As part of its mandate to protect the public, we hold lawyers accountable for properly dealing with all client funds and property held in trust. Find the current Trust Account Regulations under Part 10 of the Regulations.
Trust Account Regulation FAQs
Trust Account Forms & Documents:
- TAR – Trust Account Report (working copy)
- ARTAR – Accountant’s Report on the Trust Account Report (working copy)
- ARTAR – Engagement Agreement for Accountants (specified procedures)
- ARTAR – Sample Accountant Engagement Letter
- Electronic Transfer of Funds Form
- Application for Disposal of Undistributed Trust Funds
- Trust Account and Client Ledger Shortages form
- Lawyer certification (effective January 24, 2020)
Opening a Trust Account
A lawyer must obtain authorization from the Society prior to opening and operating a trust account.
Steps required for trust account authorization:
- Review Regulation 4.10 “Operating a Trust Account”;
- If required, successfully complete the Society’s Trust Account Assessment;
- Confirm that appropriate arrangements, in writing, have been made with the financial institution to comply with the requirements of Section 30 of the Act; and
- Submit a Lawyer’s Certification.
After opening the account, the lawyer is required to provide the particulars of their trust account(s) to the Society’s Trust Assurance Administrator.
After lawyers have successfully completed the requirements for operating a trust account, they will receive a confirmation email from the Society permitting them to operate their trust account.
Trust Account Assessment
The Society developed the Trust Account Assessment to assess a lawyer’s knowledge and ability to apply the requirements of the Trust Account Regulations. The assessment takes into consideration the competencies a lawyer should demonstrate to operate a trust account.
The assessment is administered through an online platform and includes multiple-choice questions and a simulation question. Lawyers have seven days to complete the Assessment.
Contact the Society’s Trust Assurance Administrator Mhairi McInnis at email@example.com for a link to the online trust account assessment.
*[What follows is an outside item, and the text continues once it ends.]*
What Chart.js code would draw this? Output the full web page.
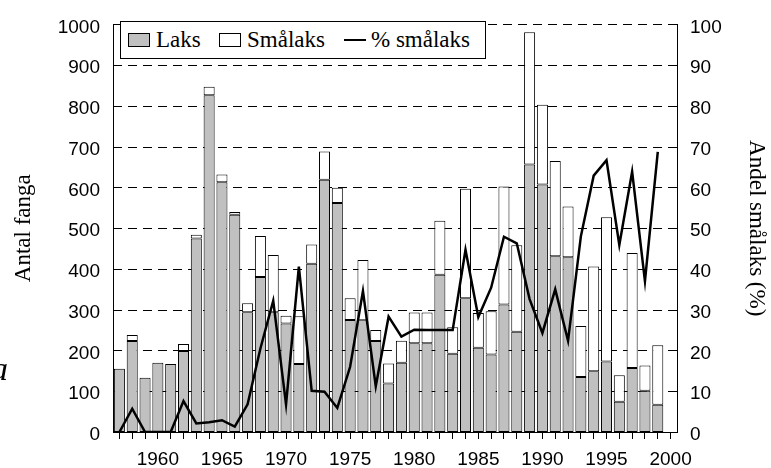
<!DOCTYPE html>
<html>
<head>
<meta charset="utf-8">
<script src="https://cdn.jsdelivr.net/npm/chart.js@4/dist/chart.umd.min.js"></script>
<style>
html,body{margin:0;padding:0;background:#fff;}
#wrap{position:relative;width:771px;height:468px;overflow:hidden;}
#legend{position:absolute;left:120px;top:21px;width:364px;height:36px;border:1px solid #000;background:#fff;
  font-family:'Liberation Serif','Times New Roman',serif;font-size:23px;color:#000;}
.item{position:absolute;top:0;height:36px;display:flex;align-items:center;white-space:nowrap;}
.sw{box-sizing:border-box;width:22px;height:14px;border:1px solid #000;margin-right:6px;}
.ln{width:22px;height:0;border-top:2.5px solid #000;margin-right:5px;}
#panel{position:absolute;left:-9px;top:350px;font-family:'Liberation Serif','Times New Roman',serif;font-style:italic;font-size:34px;color:#000;}
</style>
</head>
<body>
<div id="wrap">
<canvas id="c" width="771" height="468"></canvas>
<div id="legend"></div>
<div id="panel">a</div>
</div>
<script>
const years = [1957,1958,1959,1960,1961,1962,1963,1964,1965,1966,1967,1968,1969,1970,1971,1972,1973,1974,1975,1976,1977,1978,1979,1980,1981,1982,1983,1984,1985,1986,1987,1988,1989,1990,1991,1992,1993,1994,1995,1996,1997,1998,1999,2000];
const laks = [155,223,133,170,167,199,475,826,613,533,294,380,294,266,167,413,619,562,275,274,223,119,170,218,218,386,192,328,207,190,313,246,656,607,431,429,135,149,173,74,157,101,67,null];
const smalaks = [0,15,0,0,0,17,9,21,19,7,22,101,140,19,117,47,69,37,53,148,27,49,54,75,75,132,65,269,85,106,289,212,325,196,234,124,125,257,354,65,282,62,146,null];
const pctSmalaks = [0,5.7,0,0,0,7.6,2.1,2.4,2.9,1.3,6.8,20.5,32.2,6.8,40.6,10.1,9.9,5.9,16,34.6,11.2,28.3,23.4,25.1,25,25,25,44.7,28.2,35.4,47.9,46.3,32.6,24.3,35,22.4,48,62.9,66.7,45.9,63.9,37,68.7,null];
const leftTicks = [0,100,200,300,400,500,600,700,800,900,1000];
const rightTicks = [0,10,20,30,40,50,60,70,80,90,100];

const tickFont = {family:"'Liberation Sans', Arial, sans-serif", size:19};
const titleFont = {family:"'Liberation Serif', 'Times New Roman', serif", size:23};

// plugin: dashed horizontal grid lines for the left axis (drawn through the library's own scale)
const dashedGrid = {
  id:'dashedGrid',
  beforeDatasetsDraw(chart){
    const s = chart.scales.y, a = chart.chartArea, ctx = chart.ctx;
    ctx.save();
    ctx.strokeStyle = '#000';
    ctx.lineWidth = 1;
    ctx.setLineDash([9,6]);
    s.ticks.forEach(function(t){
      if (t.value === 0) return;
      const py = Math.round(s.getPixelForValue(t.value)) + 0.5;
      ctx.beginPath(); ctx.moveTo(a.left, py); ctx.lineTo(a.right, py); ctx.stroke();
    });
    ctx.restore();
  }
};

const chart = new Chart(document.getElementById('c'), {
  data: {
    labels: years,
    datasets: [
      {type:'bar', label:'Laks', data:laks, backgroundColor:'#c0c0c0', borderColor:'#000', borderWidth:1, borderSkipped:false, yAxisID:'y', stack:'s', order:1},
      {type:'bar', label:'Smålaks', data:smalaks, backgroundColor:'#fff', borderColor:'#000', borderWidth:1, borderSkipped:false, yAxisID:'y', stack:'s', order:1},
      {type:'line', label:'% smålaks', data:pctSmalaks, borderColor:'#000', borderWidth:2.5, pointRadius:0, tension:0, fill:false, yAxisID:'y1', order:0}
    ]
  },
  plugins:[dashedGrid],
  options: {
    responsive:false,
    animation:false,
    layout:{padding:{top:17,left:0,right:0,bottom:0}},
    plugins:{legend:{display:false}, tooltip:{enabled:false}},
    datasets:{bar:{categoryPercentage:1, barPercentage:0.86}},
    scales:{
      x:{
        type:'category', offset:true, stacked:true,
        grid:{drawOnChartArea:false, drawTicks:true, tickLength:7, color:'#000', offset:false},
        border:{display:true, color:'#000', width:1},
        ticks:{autoSkip:false, maxRotation:0, minRotation:0, color:'#000', font:tickFont, padding:9,
          callback:function(v,i){ const yr = years[i]; return (yr % 5 === 0) ? String(yr) : ''; }},
        afterFit:function(s){ s.height = 36; }
      },
      y:{
        position:'left', stacked:true, min:0, max:1000,
        afterBuildTicks:function(s){ s.ticks = leftTicks.map(v=>({value:v})); },
        grid:{display:false, drawTicks:false},
        border:{display:true, color:'#000', width:1},
        ticks:{color:'#000', font:tickFont, padding:13, labelOffset:3, callback:function(v){ return String(v); }},
        title:{display:true, text:'Antal fanga', color:'#000', font:titleFont, padding:{top:10,bottom:0}},
        afterFit:function(s){ s.width = 113; }
      },
      y1:{
        position:'right', min:0, max:100,
        afterBuildTicks:function(s){ s.ticks = rightTicks.map(v=>({value:v})); },
        grid:{drawOnChartArea:false, drawTicks:false},
        border:{display:true, color:'#000', width:1},
        ticks:{color:'#000', font:tickFont, padding:13, labelOffset:3, callback:function(v){ return String(v); }},
        title:{display:true, text:'Andel smålaks (%)', color:'#000', font:titleFont, padding:{top:1,bottom:0}},
        afterFit:function(s){ s.width = 94; }
      }
    }
  }
});

// Legend built from the chart datasets
(function(){
  const lg = document.getElementById('legend');
  const lefts = [7, 98, 223];
  chart.data.datasets.forEach(function(ds, i){
    const it = document.createElement('div');
    it.className = 'item';
    it.style.left = lefts[i] + 'px';
    const sw = document.createElement('span');
    if (ds.type === 'line') { sw.className = 'ln'; }
    else { sw.className = 'sw'; sw.style.background = ds.backgroundColor; }
    const tx = document.createElement('span');
    tx.textContent = ds.label;
    it.appendChild(sw); it.appendChild(tx);
    lg.appendChild(it);
  });
})();
</script>
</body>
</html>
Trust Account Competencies
The Trust Account Assessment takes into consideration the competencies a lawyer should demonstrate to operate a trust account.
1. Opening Accounts for a legal practice
2. Managing Trust Accounts
3. Maintaining Records
4. Working with an SNS Trust Account
5. Reporting and Addressing Errors
The Lawyer’s Certification confirms the lawyer has read and reviewed the Legal Profession Act and the regulations relating to trust accounts. It further confirms the lawyer has completed the Trust Account Assessment without assistance from any other person. Lawyers must also provide the Society with details of their trust account(s).
Closing a Trust Account
Upon closing a general trust account, the practicing lawyer or law firm must immediately give written notice to the Society’s Executive Director.
Lawyer(s) closing their practices cannot change category or resign until their trust account is closed. In addition to dealing with the distribution of funds in the trust account, lawyers must complete and file their final trust account report and accountant’s report.
Annual Reporting Requirements
All practising lawyers are required to report annually on their involvement with trust accounts.
Practising lawyers or law firms operating one or more general trust accounts must submit a trust account report to the Society’s Executive Director annually by March 31 and submit an accountant’s report annually by March 31.
Undistributed Trust Funds
To help members manage their trust accounts and, upon sufficient demand, the Society will make a Chambers Application to turn over undistributed trust funds to the Public Trustee of Nova Scotia.
Trust Account and Client Ledger Shortages
Unless the overdraft is less than $50, a practising lawyer or law firm must immediately report to the Executive Director any overdrafts in the practising lawyer’s or law firm’s trust account, including any relevant information regarding the reason for the overdraft if
- the overdraft was not corrected within 7 days of the time the shortage arose; or
- the overdraft is an amount greater than $2,500, regardless of when it occurred.
The Society operates a primarily risk-based Trust Account Audit Program. This provides for audits of the trust accounts of selected lawyers and law firms, conducted by an accountant retained by the Society throughout the year. Those who are audited receive copies of the audit reports and the Society follows up with lawyers respecting all audit recommendations. Information respecting trends and concerns gleaned annually from the audits informs the Society’s education and other resources provided to lawyers and firms.